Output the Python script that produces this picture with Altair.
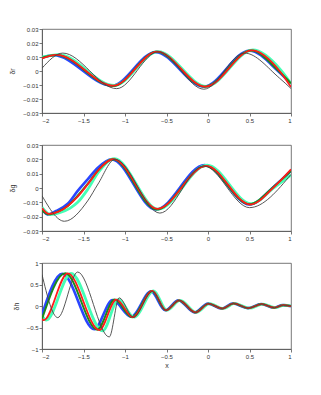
import altair as alt
import pandas as pd

SERIES = ["blue", "cyan", "green", "red", "black"]
COLORS = {"blue": "#2a45ff", "cyan": "#45ffb5", "green": "#1a8a1a", "red": "#ff1a1a", "black": "#444444"}
WIDTHS = {"blue": 2.6, "cyan": 2.8, "green": 2.0, "red": 1.8, "black": 0.9}

x_ticks = [-2, -1.5, -1, -0.5, 0, 0.5, 1]
y_ticks_small = [-0.03, -0.02, -0.01, 0, 0.01, 0.02, 0.03]
y_ticks_big = [-1, -0.5, 0, 0.5, 1]

# panel 1 (δr): key points (x, y)
r_blue = [(-2, 0.0095), (-1.86, 0.0112), (-1.16, -0.0105), (-0.63, 0.0135), (-0.05, -0.0112), (0.5, 0.0145), (0.85, -0.0003), (1.0, -0.009)]
r_cyan = [(-2, 0.0098), (-1.8, 0.0117), (-1.13, -0.0103), (-0.6, 0.0138), (-0.02, -0.011), (0.54, 0.015), (0.88, 0.0005), (1.0, -0.009)]
r_green = [(-2, 0.0095), (-1.83, 0.0115), (-1.145, -0.0107), (-0.62, 0.0137), (-0.04, -0.0112), (0.52, 0.0146), (0.86, -0.0005), (1.0, -0.0088)]
r_red = [(-2, 0.009), (-1.82, 0.0115), (-1.14, -0.0105), (-0.61, 0.0138), (-0.03, -0.0112), (0.53, 0.0147), (0.87, -0.0005), (1.0, -0.0115)]
r_black = [(-2, 0.002), (-1.75, 0.0128), (-1.1, -0.0126), (-0.6, 0.0137), (-0.05, -0.013), (0.44, 0.0128), (0.86, -0.005), (1.0, -0.0125)]

# panel 2 (δg)
g_blue = [(-2, -0.015), (-1.93, -0.0185), (-1.83, -0.016), (-1.69, -0.011), (-1.57, -0.002), (-1.45, 0.006), (-1.33, 0.014), (-1.16, 0.020), (-0.63, -0.015), (-0.04, 0.016), (0.5, -0.0115), (0.8, 0.0012), (1.0, 0.012)]
g_cyan = [(-2, -0.0135), (-1.9, -0.0185), (-1.78, -0.017), (-1.66, -0.014), (-1.57, -0.010), (-1.45, -0.001), (-1.32, 0.011), (-1.13, 0.0205), (-0.6, -0.0148), (-0.01, 0.016), (0.52, -0.011), (0.8, 0.0005), (1.0, 0.009)]
g_green = [(-2, -0.0156), (-1.92, -0.0184), (-1.81, -0.0165), (-1.69, -0.0125), (-1.57, -0.0054), (-1.45, 0.0028), (-1.325, 0.0123), (-1.145, 0.020), (-0.62, -0.015), (-0.03, 0.0153), (0.5, -0.0114), (0.8, 0.0014), (1.0, 0.0119)]
g_red = [(-2, -0.014), (-1.92, -0.018), (-1.8, -0.0165), (-1.69, -0.0125), (-1.57, -0.006), (-1.45, 0.0025), (-1.32, 0.0125), (-1.14, 0.0202), (-0.61, -0.0145), (-0.02, 0.0155), (0.51, -0.0115), (0.8, 0.001), (1.0, 0.013)]
g_black = [(-2, -0.0054), (-1.73, -0.0232), (-1.45, -0.009), (-1.325, 0.0028), (-1.12, 0.020), (-0.58, -0.0175), (-0.05, 0.0153), (0.5, -0.0137), (1.0, 0.0095)]

# panel 3 (δh)
h_blue = [(-2, -0.2), (-1.756, 0.75), (-1.37, -0.54), (-1.15, 0.14), (-0.925, -0.25), (-0.685, 0.34), (-0.515, -0.1), (-0.355, 0.13), (-0.16, -0.15), (0.0, 0.055), (0.165, -0.06), (0.3, 0.06), (0.48, -0.05), (0.64, 0.045), (0.79, -0.04), (0.9, 0.02), (1.0, -0.005)]
h_cyan = [(-2, -0.22), (-1.95, -0.33), (-1.65, 0.76), (-1.27, -0.58), (-1.08, 0.15), (-0.89, -0.26), (-0.655, 0.35), (-0.495, -0.1), (-0.335, 0.13), (-0.14, -0.15), (0.02, 0.055), (0.185, -0.06), (0.32, 0.06), (0.5, -0.05), (0.66, 0.045), (0.81, -0.04), (0.92, 0.02), (1.0, 0.0)]
h_green = [(-2, -0.3), (-1.72, 0.76), (-1.335, -0.55), (-1.125, 0.15), (-0.915, -0.26), (-0.675, 0.35), (-0.51, -0.1), (-0.35, 0.13), (-0.155, -0.15), (0.005, 0.055), (0.17, -0.06), (0.305, 0.06), (0.485, -0.05), (0.645, 0.045), (0.795, -0.04), (0.905, 0.02), (1.0, -0.003)]
h_red = [(-2, -0.3), (-1.98, -0.33), (-1.69, 0.76), (-1.31, -0.56), (-1.105, 0.15), (-0.905, -0.26), (-0.67, 0.35), (-0.505, -0.1), (-0.345, 0.13), (-0.15, -0.15), (0.01, 0.055), (0.175, -0.06), (0.31, 0.06), (0.49, -0.05), (0.65, 0.045), (0.8, -0.04), (0.91, 0.02), (1.0, -0.002)]
h_black = [(-2, 0.73), (-1.81, -0.27), (-1.57, 0.79), (-1.19, -0.72), (-1.07, 0.19), (-0.9, -0.26), (-0.67, 0.34), (-0.505, -0.1), (-0.345, 0.13), (-0.15, -0.15), (0.01, 0.055), (0.175, -0.06), (0.31, 0.06), (0.49, -0.05), (0.65, 0.045), (0.8, -0.04), (0.91, 0.02), (1.0, -0.002)]

PANELS = [
    ("δr", {"blue": r_blue, "cyan": r_cyan, "green": r_green, "red": r_red, "black": r_black}, y_ticks_small, 84, False),
    ("δg", {"blue": g_blue, "cyan": g_cyan, "green": g_green, "red": g_red, "black": g_black}, y_ticks_small, 86, False),
    ("δh", {"blue": h_blue, "cyan": h_cyan, "green": h_green, "red": h_red, "black": h_black}, y_ticks_big, 86, True),
]

FONT = "Liberation Sans"
LABEL_COLOR = "#333333"


def make_panel(title, series, yticks, height, show_xtitle):
    layers = []
    for name in SERIES:
        pts = series[name]
        df = pd.DataFrame({"x": [p[0] for p in pts], "y": [p[1] for p in pts]})
        layers.append(
            alt.Chart(df)
            .mark_line(color=COLORS[name], strokeWidth=WIDTHS[name], interpolate="monotone", clip=True)
            .encode(
                x=alt.X("x:Q", scale=alt.Scale(domain=[-2, 1], nice=False),
                        axis=alt.Axis(values=x_ticks, format="~g", title="x" if show_xtitle else None)),
                y=alt.Y("y:Q", scale=alt.Scale(domain=[yticks[0], yticks[-1]], nice=False),
                        axis=alt.Axis(values=yticks, format="~g", title=title)),
            )
        )
    return alt.layer(*layers).properties(width=249, height=height)


chart = alt.vconcat(*[make_panel(*p) for p in PANELS], spacing=17).properties(
    padding={"top": 17, "left": 0, "right": 5, "bottom": 5}
).configure_view(stroke="#555555", strokeWidth=0.8).configure_axis(
    grid=False, labelFont=FONT, titleFont=FONT, labelFontSize=6, titleFontSize=7,
    labelColor=LABEL_COLOR, titleColor=LABEL_COLOR, domainColor="#555555", tickColor="#555555",
    tickSize=3, labelPadding=1, titleFontWeight="normal", domainWidth=0.8, tickWidth=0.8,
).configure_axisY(titlePadding=7).configure_axisX(titlePadding=2)

chart.save("out.html", embed_options={"renderer": "svg", "actions": False})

# Short exercise
Omit every picture while copying the listing above exactly.

# Final result
Output the Python script that produces this picture with Altair.
import altair as alt
import pandas as pd

SERIES = ["blue", "cyan", "green", "red", "black"]
COLORS = {"blue": "#2a45ff", "cyan": "#45ffb5", "green": "#1a8a1a", "red": "#ff1a1a", "black": "#444444"}
WIDTHS = {"blue": 2.6, "cyan": 2.8, "green": 2.0, "red": 1.8, "black": 0.9}

x_ticks = [-2, -1.5, -1, -0.5, 0, 0.5, 1]
y_ticks_small = [-0.03, -0.02, -0.01, 0, 0.01, 0.02, 0.03]
y_ticks_big = [-1, -0.5, 0, 0.5, 1]

# panel 1 (δr): key points (x, y)
r_blue = [(-2, 0.0095), (-1.86, 0.0112), (-1.16, -0.0105), (-0.63, 0.0135), (-0.05, -0.0112), (0.5, 0.0145), (0.85, -0.0003), (1.0, -0.009)]
r_cyan = [(-2, 0.0098), (-1.8, 0.0117), (-1.13, -0.0103), (-0.6, 0.0138), (-0.02, -0.011), (0.54, 0.015), (0.88, 0.0005), (1.0, -0.009)]
r_green = [(-2, 0.0095), (-1.83, 0.0115), (-1.145, -0.0107), (-0.62, 0.0137), (-0.04, -0.0112), (0.52, 0.0146), (0.86, -0.0005), (1.0, -0.0088)]
r_red = [(-2, 0.009), (-1.82, 0.0115), (-1.14, -0.0105), (-0.61, 0.0138), (-0.03, -0.0112), (0.53, 0.0147), (0.87, -0.0005), (1.0, -0.0115)]
r_black = [(-2, 0.002), (-1.75, 0.0128), (-1.1, -0.0126), (-0.6, 0.0137), (-0.05, -0.013), (0.44, 0.0128), (0.86, -0.005), (1.0, -0.0125)]

# panel 2 (δg)
g_blue = [(-2, -0.015), (-1.93, -0.0185), (-1.83, -0.016), (-1.69, -0.011), (-1.57, -0.002), (-1.45, 0.006), (-1.33, 0.014), (-1.16, 0.020), (-0.63, -0.015), (-0.04, 0.016), (0.5, -0.0115), (0.8, 0.0012), (1.0, 0.012)]
g_cyan = [(-2, -0.0135), (-1.9, -0.0185), (-1.78, -0.017), (-1.66, -0.014), (-1.57, -0.010), (-1.45, -0.001), (-1.32, 0.011), (-1.13, 0.0205), (-0.6, -0.0148), (-0.01, 0.016), (0.52, -0.011), (0.8, 0.0005), (1.0, 0.009)]
g_green = [(-2, -0.0156), (-1.92, -0.0184), (-1.81, -0.0165), (-1.69, -0.0125), (-1.57, -0.0054), (-1.45, 0.0028), (-1.325, 0.0123), (-1.145, 0.020), (-0.62, -0.015), (-0.03, 0.0153), (0.5, -0.0114), (0.8, 0.0014), (1.0, 0.0119)]
g_red = [(-2, -0.014), (-1.92, -0.018), (-1.8, -0.0165), (-1.69, -0.0125), (-1.57, -0.006), (-1.45, 0.0025), (-1.32, 0.0125), (-1.14, 0.0202), (-0.61, -0.0145), (-0.02, 0.0155), (0.51, -0.0115), (0.8, 0.001), (1.0, 0.013)]
g_black = [(-2, -0.0054), (-1.73, -0.0232), (-1.45, -0.009), (-1.325, 0.0028), (-1.12, 0.020), (-0.58, -0.0175), (-0.05, 0.0153), (0.5, -0.0137), (1.0, 0.0095)]

# panel 3 (δh)
h_blue = [(-2, -0.2), (-1.756, 0.75), (-1.37, -0.54), (-1.15, 0.14), (-0.925, -0.25), (-0.685, 0.34), (-0.515, -0.1), (-0.355, 0.13), (-0.16, -0.15), (0.0, 0.055), (0.165, -0.06), (0.3, 0.06), (0.48, -0.05), (0.64, 0.045), (0.79, -0.04), (0.9, 0.02), (1.0, -0.005)]
h_cyan = [(-2, -0.22), (-1.95, -0.33), (-1.65, 0.76), (-1.27, -0.58), (-1.08, 0.15), (-0.89, -0.26), (-0.655, 0.35), (-0.495, -0.1), (-0.335, 0.13), (-0.14, -0.15), (0.02, 0.055), (0.185, -0.06), (0.32, 0.06), (0.5, -0.05), (0.66, 0.045), (0.81, -0.04), (0.92, 0.02), (1.0, 0.0)]
h_green = [(-2, -0.3), (-1.72, 0.76), (-1.335, -0.55), (-1.125, 0.15), (-0.915, -0.26), (-0.675, 0.35), (-0.51, -0.1), (-0.35, 0.13), (-0.155, -0.15), (0.005, 0.055), (0.17, -0.06), (0.305, 0.06), (0.485, -0.05), (0.645, 0.045), (0.795, -0.04), (0.905, 0.02), (1.0, -0.003)]
h_red = [(-2, -0.3), (-1.98, -0.33), (-1.69, 0.76), (-1.31, -0.56), (-1.105, 0.15), (-0.905, -0.26), (-0.67, 0.35), (-0.505, -0.1), (-0.345, 0.13), (-0.15, -0.15), (0.01, 0.055), (0.175, -0.06), (0.31, 0.06), (0.49, -0.05), (0.65, 0.045), (0.8, -0.04), (0.91, 0.02), (1.0, -0.002)]
h_black = [(-2, 0.73), (-1.81, -0.27), (-1.57, 0.79), (-1.19, -0.72), (-1.07, 0.19), (-0.9, -0.26), (-0.67, 0.34), (-0.505, -0.1), (-0.345, 0.13), (-0.15, -0.15), (0.01, 0.055), (0.175, -0.06), (0.31, 0.06), (0.49, -0.05), (0.65, 0.045), (0.8, -0.04), (0.91, 0.02), (1.0, -0.002)]

PANELS = [
    ("δr", {"blue": r_blue, "cyan": r_cyan, "green": r_green, "red": r_red, "black": r_black}, y_ticks_small, 84, False),
    ("δg", {"blue": g_blue, "cyan": g_cyan, "green": g_green, "red": g_red, "black": g_black}, y_ticks_small, 86, False),
    ("δh", {"blue": h_blue, "cyan": h_cyan, "green": h_green, "red": h_red, "black": h_black}, y_ticks_big, 86, True),
]

FONT = "Liberation Sans"
LABEL_COLOR = "#333333"


def make_panel(title, series, yticks, height, show_xtitle):
    layers = []
    for name in SERIES:
        pts = series[name]
        df = pd.DataFrame({"x": [p[0] for p in pts], "y": [p[1] for p in pts]})
        layers.append(
            alt.Chart(df)
            .mark_line(color=COLORS[name], strokeWidth=WIDTHS[name], interpolate="monotone", clip=True)
            .encode(
                x=alt.X("x:Q", scale=alt.Scale(domain=[-2, 1], nice=False),
                        axis=alt.Axis(values=x_ticks, format="~g", title="x" if show_xtitle else None)),
                y=alt.Y("y:Q", scale=alt.Scale(domain=[yticks[0], yticks[-1]], nice=False),
                        axis=alt.Axis(values=yticks, format="~g", title=title)),
            )
        )
    return alt.layer(*layers).properties(width=249, height=height)


chart = alt.vconcat(*[make_panel(*p) for p in PANELS], spacing=17).properties(
    padding={"top": 17, "left": 0, "right": 5, "bottom": 5}
).configure_view(stroke="#555555", strokeWidth=0.8).configure_axis(
    grid=False, labelFont=FONT, titleFont=FONT, labelFontSize=6, titleFontSize=7,
    labelColor=LABEL_COLOR, titleColor=LABEL_COLOR, domainColor="#555555", tickColor="#555555",
    tickSize=3, labelPadding=1, titleFontWeight="normal", domainWidth=0.8, tickWidth=0.8,
).configure_axisY(titlePadding=7).configure_axisX(titlePadding=2)

chart.save("out.html", embed_options={"renderer": "svg", "actions": False})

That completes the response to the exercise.